Bu fıkra tam bizlik…Kısa bir fıkra, o da şöyle;
Bir Fransız, bir Alman ve bir Türk müzede "Âdem ve Havva Cennet Bahçesinde" tablosuna bakıyorlarmış...
Alman:
"Bedenlerinin kusursuzluğuna bakar mısınız? Adem ile Havva mutlaka Alman olmalı." demiş.
Fransız, Alman'a karşı çıkmış:
"Havva ne kadar güzel, Âdem ne kadar yakışıklı. Bu denli çekici olduklarına göre, hiç kuşkusuz Fransız olmalılar."
Türk, tabloyu uzun uzun izledikten sonra kararını vermiş:
"Bunlar kesin Türk'tür. Üstte yok, başta yok... Elmadan başka yiyecek de yok ama hâlâ kendilerini cennette sanıyorlar."
Fıkrada yurttaşın tespiti o kadar doğru ki; insanlar zamlardan korunmak için elinde ki tüm parayı Anadolu deyimi ile “çara çaputa” yatırıyor..
Malum malı yapanlar, perakendecilik yapanlar yeryüzü cennetinin en üst katında keyif sürüyor…

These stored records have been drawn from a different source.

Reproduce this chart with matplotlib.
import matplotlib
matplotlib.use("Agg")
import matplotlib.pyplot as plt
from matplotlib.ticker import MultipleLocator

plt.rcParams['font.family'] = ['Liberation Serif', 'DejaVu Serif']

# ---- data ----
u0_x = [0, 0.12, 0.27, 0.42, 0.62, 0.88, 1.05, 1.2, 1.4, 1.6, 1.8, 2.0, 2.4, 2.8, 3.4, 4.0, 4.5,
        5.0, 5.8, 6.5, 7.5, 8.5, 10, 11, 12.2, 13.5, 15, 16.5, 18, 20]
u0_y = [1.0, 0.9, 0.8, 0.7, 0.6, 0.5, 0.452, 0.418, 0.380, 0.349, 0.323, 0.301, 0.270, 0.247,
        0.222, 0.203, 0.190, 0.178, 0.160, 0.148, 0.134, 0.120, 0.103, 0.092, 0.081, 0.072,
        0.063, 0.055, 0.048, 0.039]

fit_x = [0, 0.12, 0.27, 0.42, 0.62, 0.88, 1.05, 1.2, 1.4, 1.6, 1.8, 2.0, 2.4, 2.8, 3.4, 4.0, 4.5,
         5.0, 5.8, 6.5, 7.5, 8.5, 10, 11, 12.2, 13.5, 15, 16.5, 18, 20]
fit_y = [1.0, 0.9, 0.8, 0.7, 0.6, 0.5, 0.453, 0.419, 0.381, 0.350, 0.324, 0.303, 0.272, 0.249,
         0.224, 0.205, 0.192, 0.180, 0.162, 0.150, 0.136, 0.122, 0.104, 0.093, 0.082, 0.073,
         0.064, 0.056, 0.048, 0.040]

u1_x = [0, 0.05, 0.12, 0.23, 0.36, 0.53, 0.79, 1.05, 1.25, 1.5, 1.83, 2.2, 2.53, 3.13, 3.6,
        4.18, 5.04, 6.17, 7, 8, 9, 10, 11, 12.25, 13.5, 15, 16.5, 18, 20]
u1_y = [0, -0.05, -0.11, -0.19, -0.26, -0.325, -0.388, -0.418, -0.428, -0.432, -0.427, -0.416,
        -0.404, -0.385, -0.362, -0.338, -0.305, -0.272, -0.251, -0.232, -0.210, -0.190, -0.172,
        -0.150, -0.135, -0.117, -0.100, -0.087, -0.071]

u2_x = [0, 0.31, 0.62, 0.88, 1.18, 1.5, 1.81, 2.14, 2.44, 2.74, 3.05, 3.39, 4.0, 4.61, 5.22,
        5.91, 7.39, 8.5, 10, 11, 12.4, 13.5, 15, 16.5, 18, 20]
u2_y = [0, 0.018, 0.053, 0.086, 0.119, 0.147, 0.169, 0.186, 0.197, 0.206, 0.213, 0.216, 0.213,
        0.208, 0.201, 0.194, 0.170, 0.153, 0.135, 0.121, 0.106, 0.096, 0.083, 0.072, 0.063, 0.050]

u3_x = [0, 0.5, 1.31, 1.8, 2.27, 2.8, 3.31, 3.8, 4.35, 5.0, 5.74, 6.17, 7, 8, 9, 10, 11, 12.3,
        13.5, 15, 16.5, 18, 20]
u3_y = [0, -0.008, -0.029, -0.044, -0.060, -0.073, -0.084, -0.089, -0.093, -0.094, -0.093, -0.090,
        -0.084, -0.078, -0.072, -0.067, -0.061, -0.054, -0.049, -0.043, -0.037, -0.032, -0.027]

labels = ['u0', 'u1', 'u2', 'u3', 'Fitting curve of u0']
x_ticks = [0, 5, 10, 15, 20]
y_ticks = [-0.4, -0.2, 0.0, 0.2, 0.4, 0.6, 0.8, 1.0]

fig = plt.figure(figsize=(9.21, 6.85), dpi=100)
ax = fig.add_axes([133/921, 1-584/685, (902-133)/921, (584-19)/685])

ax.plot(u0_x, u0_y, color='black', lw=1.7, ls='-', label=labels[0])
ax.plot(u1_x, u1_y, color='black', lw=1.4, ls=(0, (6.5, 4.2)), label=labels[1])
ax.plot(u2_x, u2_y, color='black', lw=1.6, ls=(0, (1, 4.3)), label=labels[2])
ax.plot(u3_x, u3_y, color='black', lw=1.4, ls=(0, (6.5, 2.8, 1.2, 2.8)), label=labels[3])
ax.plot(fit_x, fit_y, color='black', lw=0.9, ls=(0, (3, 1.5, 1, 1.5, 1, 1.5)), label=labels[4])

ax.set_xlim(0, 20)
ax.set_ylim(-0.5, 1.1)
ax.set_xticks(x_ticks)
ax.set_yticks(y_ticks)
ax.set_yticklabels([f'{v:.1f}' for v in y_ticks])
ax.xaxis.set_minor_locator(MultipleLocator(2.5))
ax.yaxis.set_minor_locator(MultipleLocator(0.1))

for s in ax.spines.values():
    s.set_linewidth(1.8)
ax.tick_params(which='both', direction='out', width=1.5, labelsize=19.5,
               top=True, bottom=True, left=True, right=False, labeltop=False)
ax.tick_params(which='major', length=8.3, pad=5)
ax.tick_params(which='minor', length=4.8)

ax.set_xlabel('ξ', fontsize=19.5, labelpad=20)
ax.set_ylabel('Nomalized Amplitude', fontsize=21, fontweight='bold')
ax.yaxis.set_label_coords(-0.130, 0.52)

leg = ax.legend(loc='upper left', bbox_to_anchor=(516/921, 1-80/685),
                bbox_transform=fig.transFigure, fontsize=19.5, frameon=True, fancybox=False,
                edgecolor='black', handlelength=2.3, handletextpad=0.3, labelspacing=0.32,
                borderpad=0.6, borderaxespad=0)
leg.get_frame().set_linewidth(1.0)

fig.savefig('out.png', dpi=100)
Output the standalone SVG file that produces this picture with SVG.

Ama gözleri hep yaşlı, onlar ağlıyor fakir fukaraya da onlara acımak kalıyor(!)
Çalışanlar ise “biz de üst kata çıkabilir miyiz?” diye el altından çaktırmadan bir şeyler yapıyor…
Sonrada, rüşvetten, yolsuzluktan dem vuruyor sen “yahu” diyecek olsan “eee olacak o kadar göz hakkı, onlarda artık gizli saklı yapmıyorlar ki” diye hemen cevabı yapıştırıyor…
Ehh… Yanlışda değil hani…
Asıl emekli ahalimiz bir alem …
Şimdi hepsi sanki cennete yaşıyor.. Hepsi bir köşede oturmuş guruldayan mideleri ile “yakında cennetin en üst kademesine çıkacakları günü” bekliyorlar…
Bu dünyada “açlık öte dünya için bir sınamadır” diye avutuyorlar.. Hem diyanet yetkilileri Zenginle cennete fakirlerin yerini kıskanarak bakacaklar” dememişler miydi ?
Fıkrada ne demiş bizim Türk gözlemci;
"Bunlar kesin Türk'tür. Üstte yok, başta yok... Elmadan başka yiyecek de yok ama hâlâ kendilerini cennette sanıyorlar."
Valla cennettemiyiz bilmem ama cennetin gibi ülkede yaşıyoruz o kesin…
Ama biz cenneti bile cehenneme çevirmede çok mahiriz…
Unutmayın maaşlar hızlı tren gibi giderek hızını artırıyor… Yüzse 50’ zam aldı emekli(!)
Ammma, fiyatlar roket motoru takmışlar galiba hep uzayda geziyor… Onlar yüzde 350 zam aldı…
Gariban takımı ara sıra manavda meyveleri, markette etleri peynirleri, mağazada kabanları gömlekleri görüyor ve kimilerinin tatlarını kimilerinin de dokularını hatırlama çalışıyor o kadar…
Fıkraya gerek yok.. aslı her gün yaşanıyor…
Çünkü burası Türkiye ve biz Türküz…
Bize bir elma yeter…Kanaatkar milletiz vesselam!